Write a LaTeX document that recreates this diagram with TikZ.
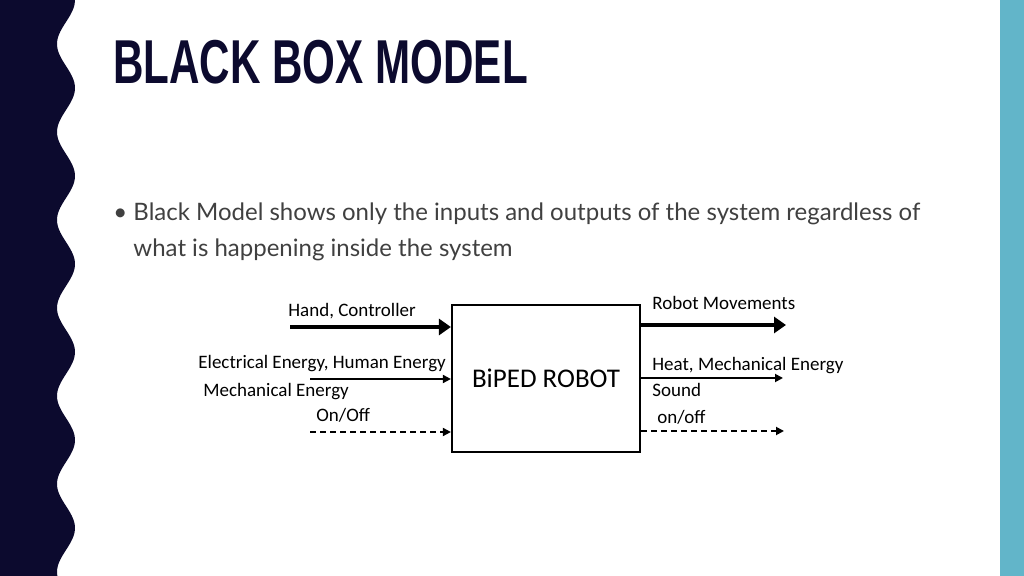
\documentclass[tikz,border=0pt]{standalone}
\usepackage{fontspec}
\setmainfont{Lato}
\newfontfamily\calib{Carlito}
\newfontfamily\titlefont{Liberation Sans}
\usetikzlibrary{arrows.meta,positioning}
\definecolor{navy}{RGB}{12,10,46}
\definecolor{teal}{RGB}{98,181,201}
\definecolor{bodytext}{RGB}{64,64,64}
\tikzset{
  label/.style={font=\calib\fontsize{9.5}{11}\selectfont, inner sep=0pt},
  thickarrow/.style={line width=2.2pt, -{Triangle[length=6pt,width=8pt]}},
  thinarrow/.style={line width=0.9pt, -{Triangle[length=4pt,width=4pt]}},
  dasharrow/.style={line width=0.9pt, dashed, dash pattern=on 3pt off 2pt, -{Triangle[length=4pt,width=4pt]}}
}
\begin{document}
\begin{tikzpicture}[x=0.5pt,y=-0.5pt]
    \useasboundingbox (0,0) rectangle (1024,576);
    % Side bands
    \fill[teal] (1000,0) rectangle (1024,576);
    \fill[navy] (0,0) -- plot[domain=0:576, samples=120, smooth] ({66+9*cos(\x*4.0909)}, \x) -- (0,576) -- cycle;

    % Title and bullet
    \node[anchor=west, inner sep=0pt, text=navy, xscale=0.68, font=\titlefont\bfseries\fontsize{31}{31}\selectfont] (title) at (113,62) {BLACK BOX MODEL};
    \node[anchor=north west, inner sep=0pt, text=bodytext, align=left, font=\fontsize{12}{18}\selectfont] (bullet) at (113,202)
      {\textbullet\ Black Model shows only the inputs and outputs of the system regardless of\\
       \hphantom{\textbullet\ }what is happening inside the system};

    % Black box
    \node[draw, line width=1.1pt, minimum width=94pt, minimum height=73.5pt, inner sep=0pt,
          font=\calib\fontsize{13.5}{13.5}\selectfont] (robot) at (546,378.5) {BiPED ROBOT};

    % Inputs
    \coordinate (in1) at (290,327);
    \coordinate (in2) at (310,379);
    \coordinate (in3) at (310,432);
    \draw[thickarrow] (in1) -- (in1 -| robot.west);
    \draw[thinarrow] (in2) -- (in2 -| robot.west);
    \draw[dasharrow] (in3) -- (in3 -| robot.west);
    \node[label, anchor=west] (hand) at (288,311) {Hand, Controller};
    \node[label, anchor=west] (elec) at (198,364) {Electrical Energy, Human Energy};
    \node[label, anchor=west] (mech) at (203,392) {Mechanical Energy};
    \node[label, anchor=west] (onoffin) at (316,415) {On/Off};

    % Outputs
    \coordinate (out1) at (786,325);
    \coordinate (out2) at (783,378);
    \coordinate (out3) at (784,431);
    \draw[thickarrow] (out1 -| robot.east) -- (out1);
    \draw[thinarrow] (out2 -| robot.east) -- (out2);
    \draw[dasharrow] (out3 -| robot.east) -- (out3);
    \node[label, anchor=west] (moves) at (652,303) {Robot Movements};
    \node[label, anchor=west] (heat) at (652,366) {Heat, Mechanical Energy};
    \node[label, anchor=west] (sound) at (652,390) {Sound};
    \node[label, anchor=west] (onoffout) at (657,417) {on/off};
\end{tikzpicture}
\end{document}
----------------------------------------
All of the lines above should be retyped precisely, apart from the pictures.

Write a LaTeX document that recreates this diagram with TikZ.
\documentclass[tikz,border=0pt]{standalone}
\usepackage{fontspec}
\setmainfont{Lato}
\newfontfamily\calib{Carlito}
\newfontfamily\titlefont{Liberation Sans}
\usetikzlibrary{arrows.meta,positioning}
\definecolor{navy}{RGB}{12,10,46}
\definecolor{teal}{RGB}{98,181,201}
\definecolor{bodytext}{RGB}{64,64,64}
\tikzset{
  label/.style={font=\calib\fontsize{9.5}{11}\selectfont, inner sep=0pt},
  thickarrow/.style={line width=2.2pt, -{Triangle[length=6pt,width=8pt]}},
  thinarrow/.style={line width=0.9pt, -{Triangle[length=4pt,width=4pt]}},
  dasharrow/.style={line width=0.9pt, dashed, dash pattern=on 3pt off 2pt, -{Triangle[length=4pt,width=4pt]}}
}
\begin{document}
\begin{tikzpicture}[x=0.5pt,y=-0.5pt]
    \useasboundingbox (0,0) rectangle (1024,576);
    % Side bands
    \fill[teal] (1000,0) rectangle (1024,576);
    \fill[navy] (0,0) -- plot[domain=0:576, samples=120, smooth] ({66+9*cos(\x*4.0909)}, \x) -- (0,576) -- cycle;

    % Title and bullet
    \node[anchor=west, inner sep=0pt, text=navy, xscale=0.68, font=\titlefont\bfseries\fontsize{31}{31}\selectfont] (title) at (113,62) {BLACK BOX MODEL};
    \node[anchor=north west, inner sep=0pt, text=bodytext, align=left, font=\fontsize{12}{18}\selectfont] (bullet) at (113,202)
      {\textbullet\ Black Model shows only the inputs and outputs of the system regardless of\\
       \hphantom{\textbullet\ }what is happening inside the system};

    % Black box
    \node[draw, line width=1.1pt, minimum width=94pt, minimum height=73.5pt, inner sep=0pt,
          font=\calib\fontsize{13.5}{13.5}\selectfont] (robot) at (546,378.5) {BiPED ROBOT};

    % Inputs
    \coordinate (in1) at (290,327);
    \coordinate (in2) at (310,379);
    \coordinate (in3) at (310,432);
    \draw[thickarrow] (in1) -- (in1 -| robot.west);
    \draw[thinarrow] (in2) -- (in2 -| robot.west);
    \draw[dasharrow] (in3) -- (in3 -| robot.west);
    \node[label, anchor=west] (hand) at (288,311) {Hand, Controller};
    \node[label, anchor=west] (elec) at (198,364) {Electrical Energy, Human Energy};
    \node[label, anchor=west] (mech) at (203,392) {Mechanical Energy};
    \node[label, anchor=west] (onoffin) at (316,415) {On/Off};

    % Outputs
    \coordinate (out1) at (786,325);
    \coordinate (out2) at (783,378);
    \coordinate (out3) at (784,431);
    \draw[thickarrow] (out1 -| robot.east) -- (out1);
    \draw[thinarrow] (out2 -| robot.east) -- (out2);
    \draw[dasharrow] (out3 -| robot.east) -- (out3);
    \node[label, anchor=west] (moves) at (652,303) {Robot Movements};
    \node[label, anchor=west] (heat) at (652,366) {Heat, Mechanical Energy};
    \node[label, anchor=west] (sound) at (652,390) {Sound};
    \node[label, anchor=west] (onoffout) at (657,417) {on/off};
\end{tikzpicture}
\end{document}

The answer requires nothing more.